Do your research when looking at courses on Udemy. Watch the preview video to get a feel of what is taught and the production quality. Read the reviews carefully—do they give specific information about how the course helped them, or just vague, generic praise? Dig into the instructor too. You can visit their profile and see how they’ve used their own methods, and what success it has brought them. After all, you don’t want to learn social media marketing methods from someone who only has 300 followers.
Udemy vs LinkedIn Learning
LinkedIn Learning has many learning courses as well—but rather than being a marketplace to purchase individual courses, it has a subscription service that gives users access to all its courses. Unlike Udemy, you can get some credit for courses completed with LinkedIn Learning—certificates of completion can be displayed on your LinkedIn Profile, which holds more weight for employers. There is a vetting system for instructors as well; not just anyone can teach.

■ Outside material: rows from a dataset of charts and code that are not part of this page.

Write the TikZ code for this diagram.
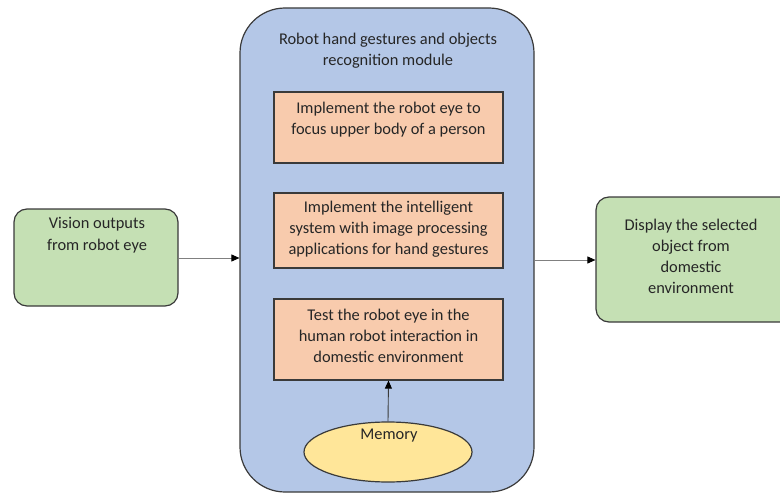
\documentclass[tikz,border=0pt]{standalone}
\usepackage{fontspec}
\setmainfont{Carlito}
\usetikzlibrary{shapes.geometric,arrows.meta}
\definecolor{modblue}{HTML}{B4C7E7}
\definecolor{steporange}{HTML}{F8CBAD}
\definecolor{iogreen}{HTML}{C5E0B4}
\definecolor{memyellow}{HTML}{FFE699}
\definecolor{edgegray}{HTML}{3A3A3A}
\tikzset{
  txt/.style={anchor=north,inner sep=0pt,align=center,text=black!85,font=\fontsize{16.4}{21.3}\selectfont},
  module/.style={draw=edgegray,line width=1.2pt,fill=modblue,rounded corners=45pt,minimum width=294pt,minimum height=484pt,inner sep=0pt},
  stepbox/.style={draw=edgegray,line width=1.2pt,fill=steporange,minimum width=229pt,inner sep=0pt},
  iobox/.style={draw=edgegray,line width=1.2pt,fill=iogreen,rounded corners=13pt,inner sep=0pt},
  membox/.style={draw=edgegray,line width=1.2pt,fill=memyellow,ellipse,minimum width=168pt,minimum height=60pt,inner sep=0pt},
  flow/.style={-{Triangle[length=8pt,width=7pt,color=black]},line width=0.9pt,draw=black!50},
  flowdark/.style={-{Triangle[length=8pt,width=7pt,color=black]},line width=0.9pt,draw=edgegray}
}
\begin{document}
\begin{tikzpicture}[x=1pt,y=-1pt]
\useasboundingbox (0,0) rectangle (780,495);
% module
\node[module] (mod) at (387,250) {};
\node[txt] (title) at (388,32.5) {Robot hand gestures and objects\\recognition module};
% steps
\node[stepbox,minimum height=71pt] (s1) at (388.5,127.5) {};
\node[txt] (t1) at (388.5,101.5) {Implement the robot eye to\\focus upper body of a person};
\node[stepbox,minimum height=75pt] (s2) at (388.5,230.5) {};
\node[txt] (t2) at (388.5,200.5) {Implement the intelligent\\system with image processing\\applications for hand gestures};
\node[stepbox,minimum height=81pt] (s3) at (388.5,339.5) {};
\node[txt] (t3) at (388.5,308.5) {Test the robot eye in the\\human robot interaction in\\domestic environment};
% memory
\node[membox] (mem) at (388,452) {};
\node[txt] (tm) at (389,428.5) {Memory};
% io boxes
\node[iobox,minimum width=164pt,minimum height=97pt] (in) at (96,257.5) {};
\node[txt] (tin) at (97,217.5) {Vision outputs\\from robot eye};
\node[iobox,minimum width=200pt,minimum height=125pt] (out) at (696,259.5) {};
\node[txt] (tout) at (691,218.5) {Display the selected\\object from\\domestic\\environment};
% connectors
\draw[flow] (in.east |- 0,258) -- (mod.west |- 0,258);
\draw[flow] (mod.east |- 0,260) -- (out.west |- 0,260);
\draw[flowdark] (mem.north) -- (s3.south);
\end{tikzpicture}
\end{document}
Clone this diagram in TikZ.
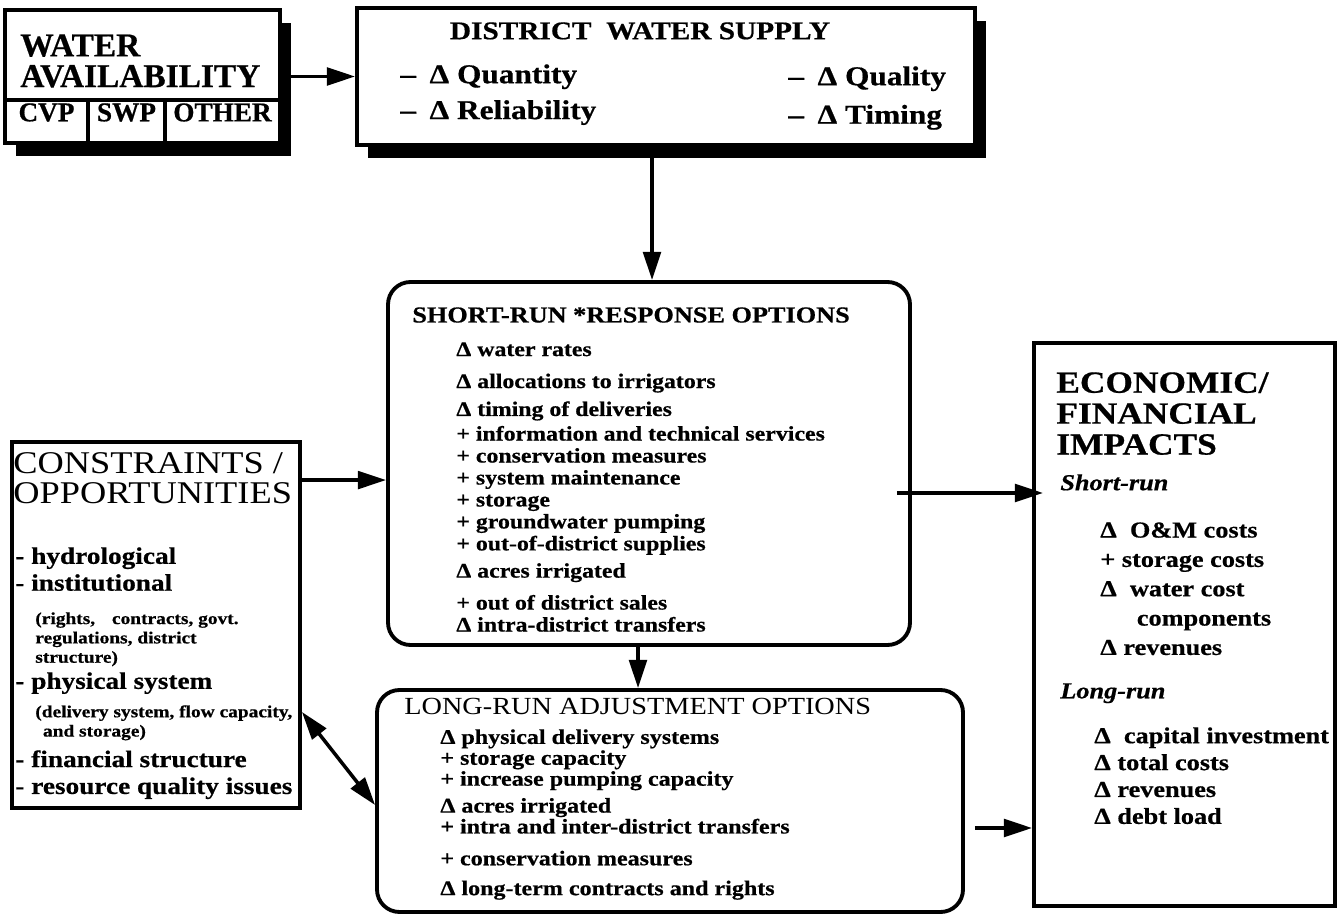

However, Udemy offers more topics than LinkedIn Learning. While LinkedIn Learning focuses on business and tech-related topics, Udemy expands into any topics such as baking, painting, or chess. LinkedIn Learning may be more expensive as well—a subscription can cost $29.99 a month. If you simply want to learn a single topic, that will cost you much more than Udemy’s $10 for that one course. Because LinkedIn Learning is a subscription service, you will also lose access to your courses once you end your subscription; as compared to Udemy, where you have access for life.
Udemy vs Treehouse
Treehouse follows the subscription model as well—there’s costing $25 a month. They offer a free 7-day trial to access all their courses, and also have a forum below each video in a course that allows for questions and interaction with the instructor.
However, Treehouse doesn’t have any apps, so you can only access it on your computer. Furthermore, it only has tech-related courses, and so may not have the topic you are interested in learning. Its cost is still more than a single Udemy course, and there have been complaints about difficulties cancelling subscriptions.
Conclusions For Udemy
You can learn almost anything with Udemy—but you should take care of how you do. Because of the complication of many videos and the review system, you’re not guaranteed that the information being taught is up to industry standards. While Udemy likely can’t help you professionally or academically, it can be very useful to learn things for your own personal use. The low price and range of topics makes it a great tool for personal growth, and to learn simply how to do something fun that you didn’t know before.